さて、「歪んだ青春」を送ってきたわたしに一番響いたのは、小森が麻理になった原因の真髄だ。結論からいうと(ネタバレをすると)、小森が麻理になったのではなく、麻理が小森になってしまっていた。もっといえば、幼少期の麻理(ふみこ)が麻理をつくりだし、麻理が小森をつくりだしていたのだ。麻理は周囲からの期待に応え、必死で“麻理らしく”いようと努めてきたが、果たしてそれは“自分”といえるのだろうか……? がんじがらめになった麻理は、自身とはまるで正反対に生きる小森に憧れを抱くようになり、自らの内に小森を生成してしまった、というのがことの顛末。読み終えたとき、即座に「麻理はわたしだ」と思った。しかしよくよく考えると(未読の人はさらに混乱するだろうが)、「わたしは麻理だった」の方が正しいかもしれない。
わたしも、“りっか”という人間を意識的につくり上げてきた自覚がある。麻理はきっと、いわゆる「なにを取っても完璧な美少女」を目指すことを強いられてきたが、わたしの場合は少し違う。

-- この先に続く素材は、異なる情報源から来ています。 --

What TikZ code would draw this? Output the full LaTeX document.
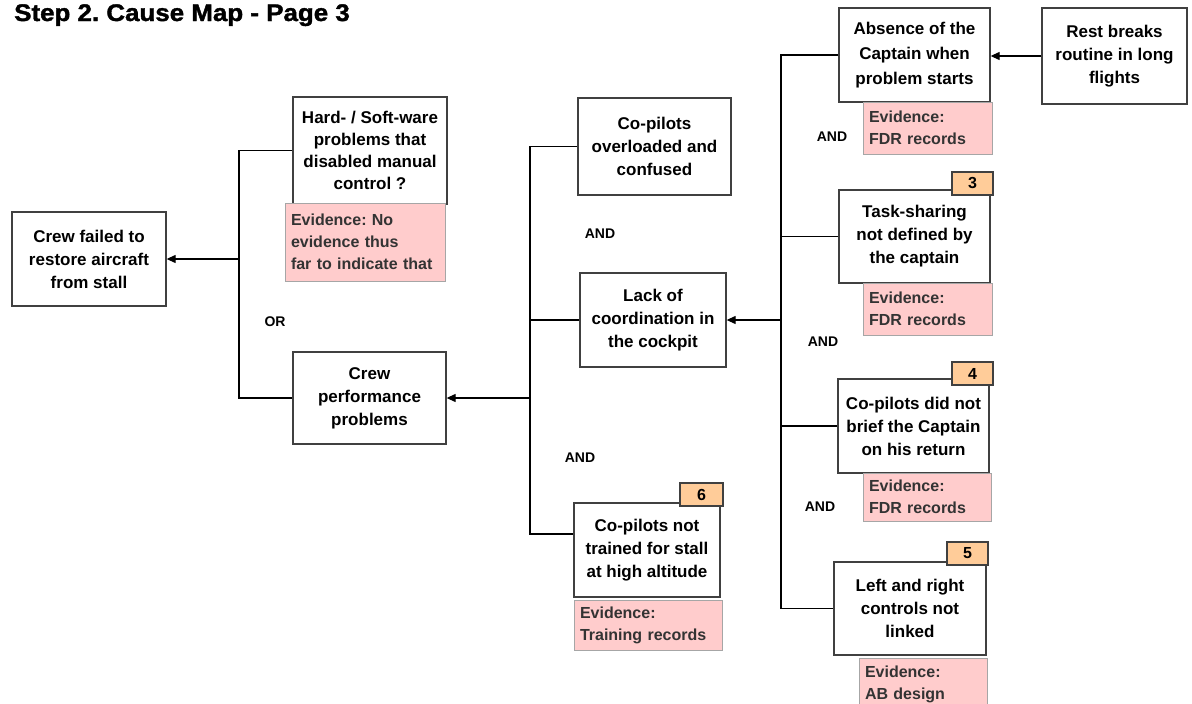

わたしが創造したのは、コミュニティに合わせた“りっか”だ。まとめ役がすでにいるならば、その人を困らせないようなフォロワーに、逆にリーダーが不在ならリーダーに名乗りでる。要するに都合のいい人材だ。己をその場その場で“りっか”たらしめてきたのは、「誰からも嫌われたくない」という強い恐怖心。この点は麻理と同じかもしれないが、結局そんなことは不可能なのである。こんな単純明快な自然の摂理に気づくのに、わたしは麻理の倍近くの時間をかけてしまった。
相手によって“中の人”を入れ替えてきたわたしは、空っぽだった。空っぽの自分を自認し、空っぽを“ほんとうの自分”で埋めたいと思えるようになったとき、自我が目覚めた。自我とはつまり、決して他者に左右されない、自身の欲求に従うことである。ずっと“りっか”もどきを演じてきたわたしには、容易なことではない。「〇〇がしたい」「△△はしたくない」「■■は好き」「××は嫌い」という小さな小さな心の声に耳を傾ける訓練を続け、最近やっと自分を取り戻した。今のわたしは、「嫌われてもいいから、自分を貫きたい」と思える。もう、小森麻理には戻らない。
けれど、これまでの「歪んだ」過去が無駄だったとは思っていない。後悔もしていない。これまでつくり上げたたくさんの“りっか”たちが、今のわたしを構築してくれている。麻理を取り戻した麻理も、ふみこや小森が今後の人生の支えになるはずだ。理性でコントロールできない、自然と生まれた「歪み」こそ、その人だけの「強み」なのかもしれない。